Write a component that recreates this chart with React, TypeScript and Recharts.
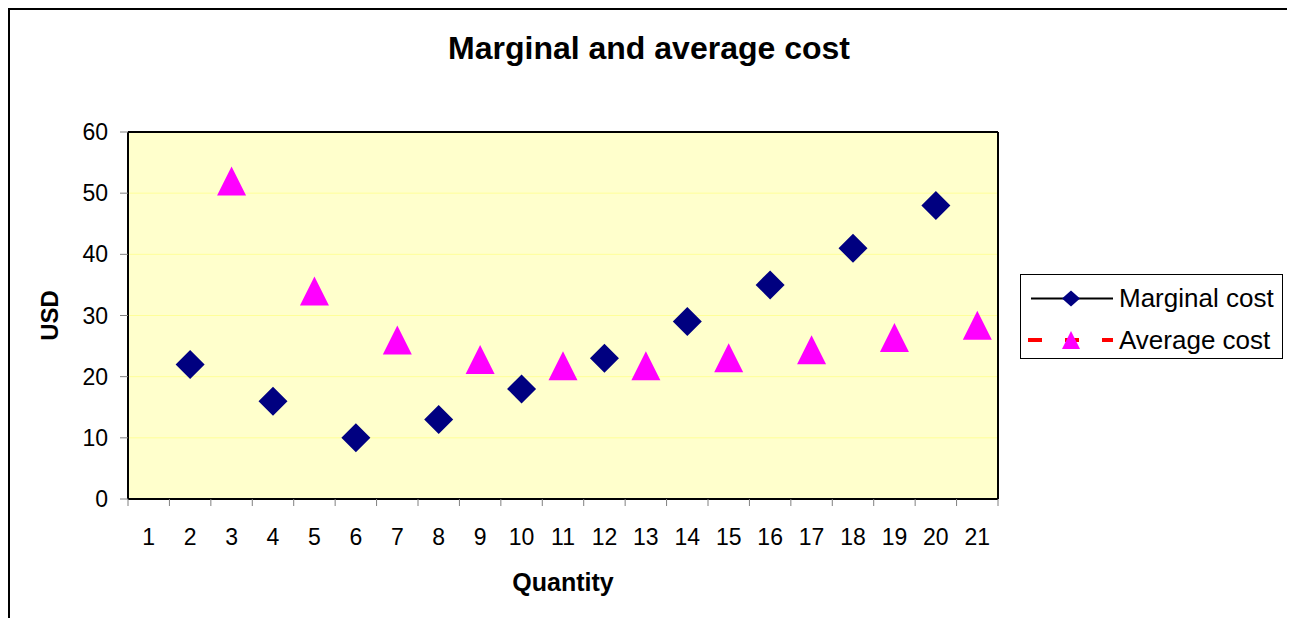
import React from 'react';
import { ComposedChart, Line, XAxis, YAxis, CartesianGrid, ReferenceLine } from 'recharts';

// quantities on the x axis
const quantity = [1, 2, 3, 4, 5, 6, 7, 8, 9, 10, 11, 12, 13, 14, 15, 16, 17, 18, 19, 20, 21];
// marginal cost sits on the even quantities, average cost on the odd ones
const marginalCost = [null, 22, null, 16, null, 10, null, 13, null, 18, null, 23, null, 29, null, 35, null, 41, null, 48, null];
const averageCost = [null, null, 52, null, 34, null, 26, null, 22.8, null, 21.8, null, 21.8, null, 23.1, null, 24.4, null, 26.4, null, 28.4];
const usdTicks = [0, 10, 20, 30, 40, 50, 60];

const data = quantity.map((q, i) => ({ q, mc: marginalCost[i], ac: averageCost[i] }));

const FONT = '"Liberation Sans", Arial, sans-serif';
const W = 1278;
const H = 608;
const PLOT_W = 870;
const HALF = PLOT_W / quantity.length / 2;

const Diamond = (props: any) => {
  const { cx, cy, value, index } = props;
  if (value == null || cx == null || cy == null) return <g key={`mc-${index}`} />;
  const r = 14.5;
  return (
    <polygon
      key={`mc-${index}`}
      points={`${cx},${cy - r} ${cx + r},${cy} ${cx},${cy + r} ${cx - r},${cy}`}
      fill="#000080"
    />
  );
};

const Triangle = (props: any) => {
  const { cx, cy, value, index } = props;
  if (value == null || cx == null || cy == null) return <g key={`ac-${index}`} />;
  const r = 14.5;
  return (
    <polygon
      key={`ac-${index}`}
      points={`${cx},${cy - r} ${cx + r},${cy + r} ${cx - r},${cy + r}`}
      fill="#FF00FF"
    />
  );
};

const XTick = (props: any) => {
  const { x, y, payload } = props;
  const last = payload.value === quantity[quantity.length - 1];
  return (
    <g>
      <line x1={x - HALF} x2={x - HALF} y1={y} y2={y + 7} stroke="#808080" />
      {last && <line x1={x + HALF} x2={x + HALF} y1={y} y2={y + 7} stroke="#808080" />}
      <text x={x} y={y + 38} textAnchor="middle" dominantBaseline="central" fontSize={23} fontFamily={FONT} fill="#000">
        {payload.value}
      </text>
    </g>
  );
};

const YTitle = (props: any) => {
  const { viewBox } = props;
  const cx = viewBox.x - 19;
  const cy = viewBox.y + viewBox.height / 2;
  return (
    <text x={cx} y={cy} transform={`rotate(-90, ${cx}, ${cy})`} textAnchor="middle" dominantBaseline="central"
      fontSize={24} fontWeight="bold" fontFamily={FONT} fill="#000">
      USD
    </text>
  );
};

const XTitle = (props: any) => {
  const { viewBox } = props;
  return (
    <text x={viewBox.x + viewBox.width / 2} y={viewBox.y + 83} textAnchor="middle" dominantBaseline="central"
      fontSize={25} fontWeight="bold" fontFamily={FONT} fill="#000">
      Quantity
    </text>
  );
};

export default function App() {
  return (
    <div style={{ position: 'relative', width: W, height: H, border: '2px solid #000', borderBottom: 'none', background: '#fff', fontFamily: FONT }}>
      <div style={{ position: 'absolute', left: 0, top: 21, width: W, textAlign: 'center', fontSize: 32, fontWeight: 'bold', lineHeight: '34px' }}>
        Marginal and average cost
      </div>
      <ComposedChart width={W} height={H} data={data} margin={{ top: 122, right: 290, bottom: 89, left: 58 }}>
        <CartesianGrid vertical={false} fill="#FFFFCC" stroke="#FFFF99" strokeWidth={1} />
        <XAxis
          type="number"
          dataKey="q"
          domain={[0.5, 21.5]}
          allowDataOverflow
          ticks={quantity}
          height={30}
          tickLine={false}
          tickSize={0}
          tickMargin={0}
          axisLine={{ stroke: '#000', strokeWidth: 2 }}
          tick={<XTick />}
          interval={0}
          label={<XTitle />}
        />
        <YAxis
          domain={[0, 60]}
          allowDataOverflow
          ticks={usdTicks}
          width={60}
          tickSize={8}
          tickMargin={12}
          tickLine={{ stroke: '#808080' }}
          axisLine={{ stroke: '#000', strokeWidth: 2 }}
          tick={{ fontSize: 23, fill: '#000', fontFamily: FONT }}
          interval={0}
          label={<YTitle />}
        />
        <ReferenceLine y={60} stroke="#000" strokeWidth={2} />
        <ReferenceLine x={21.5} stroke="#000" strokeWidth={2} />
        <Line dataKey="mc" name="Marginal cost" stroke="none" dot={Diamond} activeDot={false} isAnimationActive={false} />
        <Line dataKey="ac" name="Average cost" stroke="none" dot={Triangle} activeDot={false} isAnimationActive={false} />
      </ComposedChart>
      <div style={{ position: 'absolute', left: 1010, top: 264, width: 261, height: 83, border: '1px solid #000', background: '#fff' }}>
        <svg width={100} height={83} style={{ position: 'absolute', left: 0, top: 0 }}>
          <line x1={10} x2={92} y1={23.5} y2={23.5} stroke="#000" strokeWidth={2} />
          <polygon points="50,15.5 59,23.5 50,31.5 41,23.5" fill="#000080" />
          <line x1={7} x2={92} y1={65} y2={65} stroke="#FF0000" strokeWidth={4} strokeDasharray="14 23" />
          <polygon points="50,56 59,74 41,74" fill="#FF00FF" />
        </svg>
        <div style={{ position: 'absolute', left: 98, top: 8, fontSize: 26, lineHeight: '30px' }}>Marginal cost</div>
        <div style={{ position: 'absolute', left: 98, top: 50, fontSize: 26, lineHeight: '30px' }}>Average cost</div>
      </div>
    </div>
  );
}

-=-=-

_TASK TO COMPLETE_: Find the lines that include the string "React", then copy each of them.

_RESPONSE_:
Write a component that recreates this chart with React, TypeScript and Recharts.
import React from 'react';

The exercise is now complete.